Odour control technology married to award-winning architecture
When a metropolitan area is regenerated or major development takes place that expands or installs a new sewerage and wastewater system, care must be taken to prevent an odour nuisance to the local population. For this reason, effective yet compact odour control equipment is a key component.
In times past the architecture associated with such installations was striking. A new sewage pumping station at Pudding Mill Lane on the Olympic Park, designed by John Lyall Architects, follows in this tradition. So much so, it won a prestigious New London Architecture award.

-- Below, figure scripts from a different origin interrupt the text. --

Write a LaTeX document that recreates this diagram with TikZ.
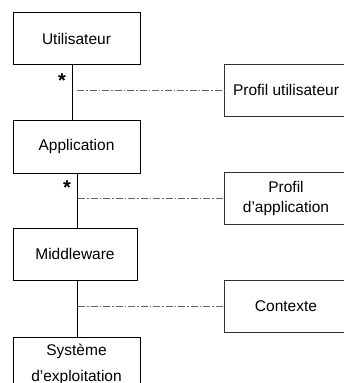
\documentclass[tikz,border=0pt]{standalone}
\usepackage{fontspec}
\setmainfont{Liberation Sans}
\begin{document}
\begin{tikzpicture}[x=1pt,y=-1pt,
  every node/.style={font=\fontsize{15.5}{20}\selectfont},
  layer/.style={draw=black,line width=0.9pt,inner sep=0pt,align=center,
    minimum width=127pt,minimum height=52pt},
  profile/.style={draw=black!80,line width=0.9pt,inner sep=0pt,align=center,
    minimum width=124pt,minimum height=52pt},
  link/.style={line width=0.8pt},
  dashdot/.style={draw=black!60,line width=0.8pt,
    dash pattern=on 7pt off 2pt on 1.5pt off 2pt},
  mult/.style={inner sep=0pt,font=\fontsize{20}{20}\selectfont\bfseries}]
\clip (0,0) rectangle (344,383);
\useasboundingbox (0,0) rectangle (344,383);

% layered stack on the left
\node[layer] (u) at (76.5,38.5) {Utilisateur};
\node[layer,minimum height=53pt] (a) at (76.5,146.5) {Application};
\node[layer,minimum width=124pt] (m) at (75,254) {Middleware};
\node[layer,minimum height=54pt] (s) at (76.5,364) {Système\\[6pt]d’exploitation};

% profile boxes on the right
\node[profile] (pu) at (286,90) {Profil utilisateur};
\node[profile] (pa) at (286,198.5) {Profil\\d’application};
\node[profile] (cx) at (286,306.5) {Contexte};

% vertical links
\coordinate (axA) at (72,0);
\coordinate (axB) at (77,0);
\draw[link] (u.south -| axA) -- (a.north -| axA);
\draw[link] (a.south -| axB) -- (m.north -| axB);
\draw[link] (m.south -| axB) -- (s.north -| axB);

% multiplicities
\node[mult] (s1) at (62,81) {*};
\node[mult] (s2) at (67,188) {*};

% dash-dot associations
\coordinate (d1) at (77,90);
\coordinate (d2) at (78,198.5);
\coordinate (d3) at (78,306.5);
\draw[dashdot] (d1) -- (pu.west);
\draw[dashdot] (d2) -- (pa.west);
\draw[dashdot] (d3) -- (cx.west);
\end{tikzpicture}
\end{document}
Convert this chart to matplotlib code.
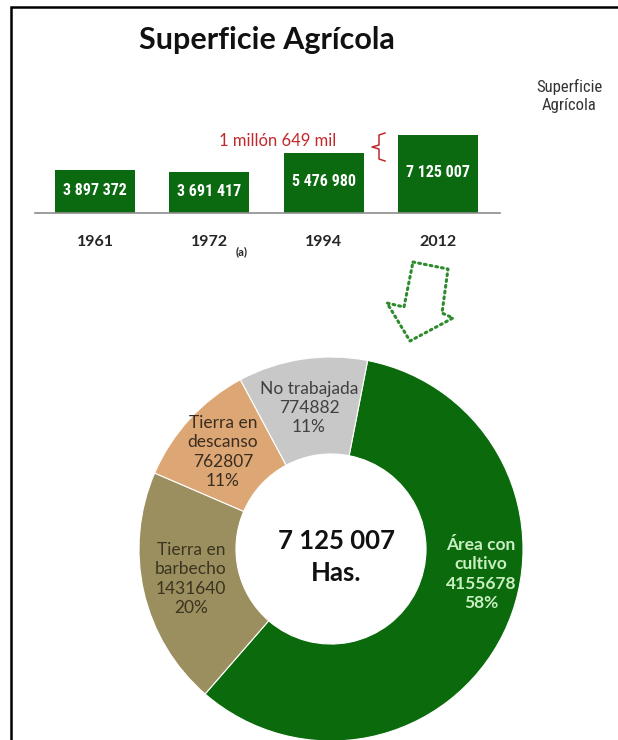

Incorporating a highly efficient odour treatment unit designed by odour control specialist ERG (Air Pollution Control) Limited, the pumping station, built by Barhale Construction connects the new sewer system to the existing northern outfall sewer. At the heart of the process is a pair of dual bed carbon filters designed to treat odours. Each of the 2.7 metre diameter by 4 metre tall filters contains activated carbon with an expected life of around 2 years. Affectionately nicknamed "Pinky and Perky", the two GRP filters are decorated in an eye-catching Olympic bright pink colour.
To ensure effective continual treatment, the two units operate in series. The process is guaranteed by regular monitoring for odour compounds in the air within the ducting that joins the units. Should preset limits be breeched, indicating the 1st stage carbon is depleted, it can be taken off-line for the carbon to be changed. Odourous air then continues to be treated by the 2nd stage filter, thus ensuring there is no nuisance in the neighbourhood.
Completing the facility's integrated architectural approach, the discharge stacks vent to atmosphere through the lantern at the top of a tower. At night this glows blue and acts as a useful wayfinder for the wider area.